The records:
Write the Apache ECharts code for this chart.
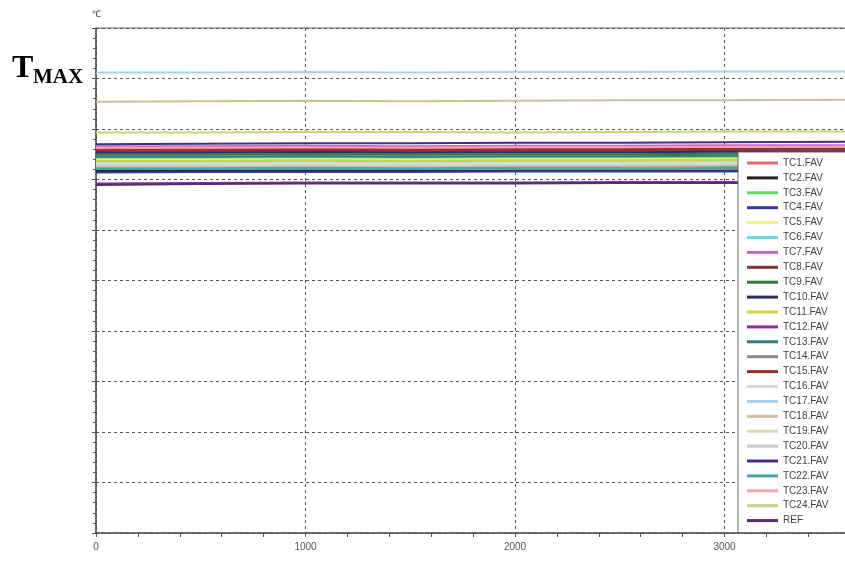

---

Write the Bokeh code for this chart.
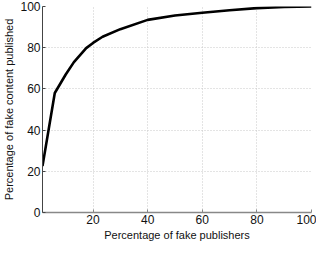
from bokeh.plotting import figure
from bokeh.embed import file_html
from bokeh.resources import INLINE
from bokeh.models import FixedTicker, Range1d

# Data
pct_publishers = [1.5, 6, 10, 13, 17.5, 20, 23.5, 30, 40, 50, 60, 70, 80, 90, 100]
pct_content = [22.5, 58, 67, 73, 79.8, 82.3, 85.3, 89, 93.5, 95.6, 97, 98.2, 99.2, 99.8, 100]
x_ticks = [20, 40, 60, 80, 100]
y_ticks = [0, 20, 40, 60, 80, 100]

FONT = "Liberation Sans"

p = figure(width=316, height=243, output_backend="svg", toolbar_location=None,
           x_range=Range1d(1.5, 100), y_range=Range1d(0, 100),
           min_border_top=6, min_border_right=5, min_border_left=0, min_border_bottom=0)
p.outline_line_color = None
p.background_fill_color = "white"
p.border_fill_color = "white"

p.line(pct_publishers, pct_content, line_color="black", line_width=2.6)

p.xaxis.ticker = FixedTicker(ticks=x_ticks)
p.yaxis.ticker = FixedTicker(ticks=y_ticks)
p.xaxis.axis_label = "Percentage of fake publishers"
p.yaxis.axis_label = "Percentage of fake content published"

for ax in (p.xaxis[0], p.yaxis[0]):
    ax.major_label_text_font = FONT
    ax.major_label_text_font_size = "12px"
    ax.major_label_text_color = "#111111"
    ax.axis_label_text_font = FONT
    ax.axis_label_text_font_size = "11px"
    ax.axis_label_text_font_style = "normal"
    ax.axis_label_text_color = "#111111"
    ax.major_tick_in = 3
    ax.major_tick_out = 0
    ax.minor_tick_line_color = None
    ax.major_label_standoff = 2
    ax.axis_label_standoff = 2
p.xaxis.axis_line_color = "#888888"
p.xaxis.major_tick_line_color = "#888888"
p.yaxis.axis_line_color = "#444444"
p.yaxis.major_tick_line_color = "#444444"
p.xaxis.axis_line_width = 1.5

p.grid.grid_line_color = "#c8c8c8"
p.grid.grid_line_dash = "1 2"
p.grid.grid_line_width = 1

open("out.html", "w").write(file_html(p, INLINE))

==

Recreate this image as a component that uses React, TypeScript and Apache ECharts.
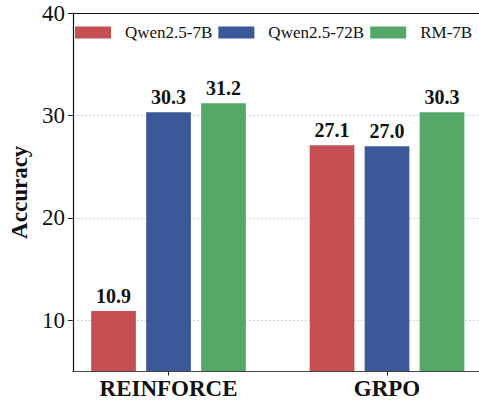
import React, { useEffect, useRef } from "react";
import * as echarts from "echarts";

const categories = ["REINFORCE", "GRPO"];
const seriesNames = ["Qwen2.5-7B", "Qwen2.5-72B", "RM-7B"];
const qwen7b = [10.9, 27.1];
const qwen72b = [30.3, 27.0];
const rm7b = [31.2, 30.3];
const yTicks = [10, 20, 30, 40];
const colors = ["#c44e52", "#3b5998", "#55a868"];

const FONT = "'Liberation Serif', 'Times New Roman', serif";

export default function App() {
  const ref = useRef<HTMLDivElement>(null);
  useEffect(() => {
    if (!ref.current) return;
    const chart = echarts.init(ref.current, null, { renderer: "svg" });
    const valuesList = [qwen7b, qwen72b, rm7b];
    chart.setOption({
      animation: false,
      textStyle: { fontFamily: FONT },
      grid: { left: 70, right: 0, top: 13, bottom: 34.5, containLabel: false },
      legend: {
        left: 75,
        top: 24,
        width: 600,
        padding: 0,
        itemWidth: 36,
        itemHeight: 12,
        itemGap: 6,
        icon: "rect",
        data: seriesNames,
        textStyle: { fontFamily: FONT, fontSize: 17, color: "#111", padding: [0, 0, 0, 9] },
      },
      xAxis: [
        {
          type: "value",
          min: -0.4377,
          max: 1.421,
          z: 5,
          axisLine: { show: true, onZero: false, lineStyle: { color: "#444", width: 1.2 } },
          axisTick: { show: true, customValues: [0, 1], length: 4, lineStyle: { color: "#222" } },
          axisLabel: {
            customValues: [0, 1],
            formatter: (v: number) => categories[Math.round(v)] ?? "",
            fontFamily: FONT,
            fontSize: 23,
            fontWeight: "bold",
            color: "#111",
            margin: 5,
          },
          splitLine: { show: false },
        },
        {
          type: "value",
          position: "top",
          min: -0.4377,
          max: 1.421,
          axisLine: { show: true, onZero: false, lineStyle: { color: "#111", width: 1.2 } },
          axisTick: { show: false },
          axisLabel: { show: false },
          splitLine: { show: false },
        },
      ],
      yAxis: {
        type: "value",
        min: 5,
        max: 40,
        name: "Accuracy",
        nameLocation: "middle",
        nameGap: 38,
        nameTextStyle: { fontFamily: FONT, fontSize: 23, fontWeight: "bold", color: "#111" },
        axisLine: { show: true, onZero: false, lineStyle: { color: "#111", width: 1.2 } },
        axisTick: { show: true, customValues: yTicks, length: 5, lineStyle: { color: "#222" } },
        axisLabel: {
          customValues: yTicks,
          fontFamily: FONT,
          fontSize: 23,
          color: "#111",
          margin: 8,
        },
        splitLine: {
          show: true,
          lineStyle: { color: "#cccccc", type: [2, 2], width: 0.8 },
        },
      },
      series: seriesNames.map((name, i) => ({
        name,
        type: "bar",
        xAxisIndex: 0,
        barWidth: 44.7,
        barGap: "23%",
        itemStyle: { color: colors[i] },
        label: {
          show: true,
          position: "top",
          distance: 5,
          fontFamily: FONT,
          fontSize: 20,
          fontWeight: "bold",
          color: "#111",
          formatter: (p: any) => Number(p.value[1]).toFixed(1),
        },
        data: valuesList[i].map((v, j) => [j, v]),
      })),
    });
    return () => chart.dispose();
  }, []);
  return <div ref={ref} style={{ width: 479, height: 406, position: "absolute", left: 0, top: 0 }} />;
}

Set task: Extract from the material above the stretch running from the line containing "Recreate this image" through the line containing "import * as". Keep the text exact and the pictures out.

Task output:
Recreate this image as a component that uses React, TypeScript and Apache ECharts.
import React, { useEffect, useRef } from "react";
import * as echarts from "echarts";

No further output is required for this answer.